When conservative peer David Frost argues for something, you can be pretty sure it’s wrong. But when he claims the current disgraceful state of the SNP and the Scottish government is a reason to roll back devolution, he hits a new jackpot. He’s wrong as a politician, as a democrat and even as a conservative.
Start with the last one. These days we all live in systems of multi-level government, whether it’s local, national or supranational. That’s because different things are best managed at different levels. Some are very obviously local, others – say the environment and climate change – are bigger even than any one country can manage on its own. Despite all the sound and fury, all of our constitutional arguments are really about which level of government should do what. And there is a simple principle to determine that. Things should be decided at the level nearest to the people they affect unless there is a good reason to take them to a bigger level.
In the jargon, this is called subsidiarity. It’s a principle that conservatives, who are nervous about big government, ought to like. Mrs Thatcher was a big fan, as it applied to Europe anyway. It certainly applies in the context of the UK. Keep at the centre things that can only be done there – like managing the currency, guaranteeing common rights, whether civil, political or social, or distributing resources fairly across the country – but devolve the rest. And not just to Scotland, but within Scotland too, as well as across England. This is a well established principle and the present devolution settlement is pretty consistent with it. Nationalists, of whatever nation, hate this rational approach. They just want their nation to have all the power.

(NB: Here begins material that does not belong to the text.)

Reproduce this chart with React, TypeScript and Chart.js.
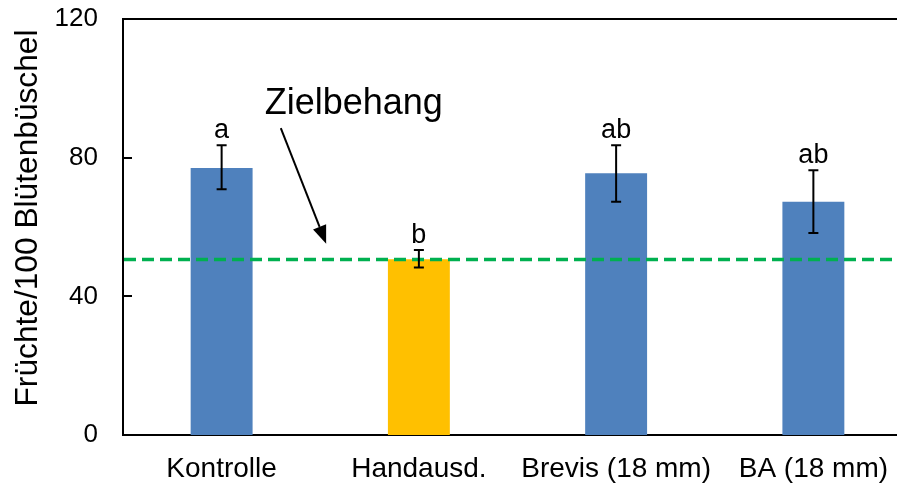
import React, { useEffect, useRef } from "react";
import { Chart, registerables } from "chart.js";

Chart.register(...registerables);

// ---- data ----
const categories = ["Kontrolle", "Handausd.", "Brevis (18 mm)", "BA (18 mm)"];
const means = [77.0, 50.7, 75.5, 67.3];
const errLow = [70.9, 48.3, 67.3, 58.3];
const errHigh = [83.6, 53.4, 83.6, 76.4];
const letters = ["a", "b", "ab", "ab"];
const barColors = ["#4F81BD", "#FFC000", "#4F81BD", "#4F81BD"];
const yTicks = [0, 40, 80, 120];
const targetValue = 50.6;
const targetLabel = "Zielbehang";
const yTitle = "Früchte/100 Blütenbüschel";

const FONT = "'Liberation Sans', Arial, sans-serif";

const overlay = {
  id: "overlay",
  afterDatasetsDraw(chart: any) {
    const { ctx, chartArea, scales } = chart;
    const x = scales.x;
    const y = scales.y;
    const step = x.getPixelForValue(1) - x.getPixelForValue(0);
    const xAt = (f: number) => x.getPixelForValue(0) + f * step;
    ctx.save();

    // top border of plot box
    ctx.strokeStyle = "#000";
    ctx.lineWidth = 2;
    ctx.beginPath();
    ctx.moveTo(chartArea.left - 1, chartArea.top);
    ctx.lineTo(chartArea.right, chartArea.top);
    ctx.stroke();

    // inside tick marks
    ctx.beginPath();
    yTicks.forEach((v) => {
      const py = Math.round(y.getPixelForValue(v));
      ctx.moveTo(chartArea.left, py);
      ctx.lineTo(chartArea.left + 9, py);
    });
    ctx.stroke();

    // target dashed line
    const ty = y.getPixelForValue(targetValue);
    ctx.strokeStyle = "#00B050";
    ctx.lineWidth = 3.5;
    ctx.setLineDash([12, 6]);
    ctx.beginPath();
    ctx.moveTo(chartArea.left + 1, ty);
    ctx.lineTo(chartArea.right, ty);
    ctx.stroke();
    ctx.setLineDash([]);

    // error bars and letters
    ctx.strokeStyle = "#000";
    ctx.lineWidth = 2;
    ctx.fillStyle = "#000";
    ctx.font = `27px ${FONT}`;
    ctx.textAlign = "center";
    ctx.textBaseline = "alphabetic";
    categories.forEach((_, i) => {
      const px = x.getPixelForValue(i);
      const yh = y.getPixelForValue(errHigh[i]);
      const yl = y.getPixelForValue(errLow[i]);
      ctx.beginPath();
      ctx.moveTo(px, yh);
      ctx.lineTo(px, yl);
      ctx.moveTo(px - 5, yh);
      ctx.lineTo(px + 5, yh);
      ctx.moveTo(px - 5, yl);
      ctx.lineTo(px + 5, yl);
      ctx.stroke();
      ctx.fillText(letters[i], px, yh - 7);
    });

    // annotation text
    ctx.font = `36px ${FONT}`;
    ctx.fillText(targetLabel, xAt(0.67), y.getPixelForValue(92.5));

    // arrow
    const ax1 = xAt(0.3);
    const ay1 = y.getPixelForValue(88.5);
    const ax2 = xAt(0.53);
    const ay2 = y.getPixelForValue(55.2);
    const ang = Math.atan2(ay2 - ay1, ax2 - ax1);
    const headLen = 18;
    const headW = 7;
    const bx = ax2 - headLen * Math.cos(ang);
    const by = ay2 - headLen * Math.sin(ang);
    ctx.lineWidth = 2;
    ctx.beginPath();
    ctx.moveTo(ax1, ay1);
    ctx.lineTo(bx, by);
    ctx.stroke();
    ctx.beginPath();
    ctx.moveTo(ax2, ay2);
    ctx.lineTo(bx + headW * Math.sin(ang), by - headW * Math.cos(ang));
    ctx.lineTo(bx - headW * Math.sin(ang), by + headW * Math.cos(ang));
    ctx.closePath();
    ctx.fill();

    // y axis title
    ctx.save();
    ctx.translate(37, (chartArea.top + chartArea.bottom) / 2 - 9);
    ctx.rotate(-Math.PI / 2);
    ctx.font = `31.7px ${FONT}`;
    ctx.textAlign = "center";
    ctx.textBaseline = "alphabetic";
    ctx.fillText(yTitle, 0, 0);
    ctx.restore();

    ctx.restore();
  },
};

export default function App() {
  const ref = useRef<HTMLCanvasElement | null>(null);
  useEffect(() => {
    if (!ref.current) return;
    const chart = new Chart(ref.current, {
      type: "bar",
      data: {
        labels: categories,
        datasets: [
          {
            data: means,
            backgroundColor: barColors,
            borderWidth: 0,
            barPercentage: 0.314,
            categoryPercentage: 1,
          },
        ],
      },
      options: {
        responsive: false,
        animation: false,
        layout: { padding: { left: 0, right: 0, top: 19, bottom: 0 } },
        plugins: { legend: { display: false }, tooltip: { enabled: false } },
        scales: {
          x: {
            grid: { display: false, drawTicks: false },
            border: { display: true, color: "#000", width: 2 },
            ticks: {
              color: "#000",
              font: { family: FONT, size: 28 },
              padding: 17,
              maxRotation: 0,
              autoSkip: false,
            },
            afterFit: (s: any) => {
              s.height = 51;
              s.paddingLeft = 0;
              s.paddingRight = 0;
            },
          },
          y: {
            min: 0,
            max: 120,
            grid: { display: false, drawTicks: false },
            border: { display: true, color: "#000", width: 2 },
            ticks: {
              stepSize: 40,
              color: "#000",
              font: { family: FONT, size: 26 },
              padding: 25,
            },
            afterFit: (s: any) => {
              s.width = 123;
              s.paddingTop = 0;
              s.paddingBottom = 0;
            },
          },
        },
      },
      plugins: [overlay],
    });
    return () => chart.destroy();
  }, []);
  return (
    <div
      style={{
        position: "fixed",
        left: 0,
        top: 0,
        width: 897,
        height: 486,
        overflow: "hidden",
        background: "#fff",
      }}
    >
      <canvas ref={ref} width={912} height={486} style={{ width: 912, height: 486 }} />
    </div>
  );
}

What Frost also forgets is that devolution is popular in Scotland, and has a firm democratic mandate, notably from two referendums which have confirmed support for the settlement we now have. People in Scotland wants decisions taken close to them and there is overwhelming support for devolved power. UK Ministers using the powers that have always been there in the settlement to safeguard UK law is one thing, but arbitrarily taking power away from the devolved legislature would be undemocratic. A democrat in London would do better to think hard about what can be devolved in England.
And on top of it all, this is dumb politics. The SNP as a government and a party is in the most extraordinary mess. It’s foolish to give them a straw to cling to – that wicked Westminster is taking power away from Scotland.
So Frost’s argument is politically inept, and is neither conservative nor democratic, just nationalist grabbing at power whenever there’s a chance. We’ve seen enough of that in Scotland, and now can see where it leads. No thanks, as we said to some other nationalists a few years back.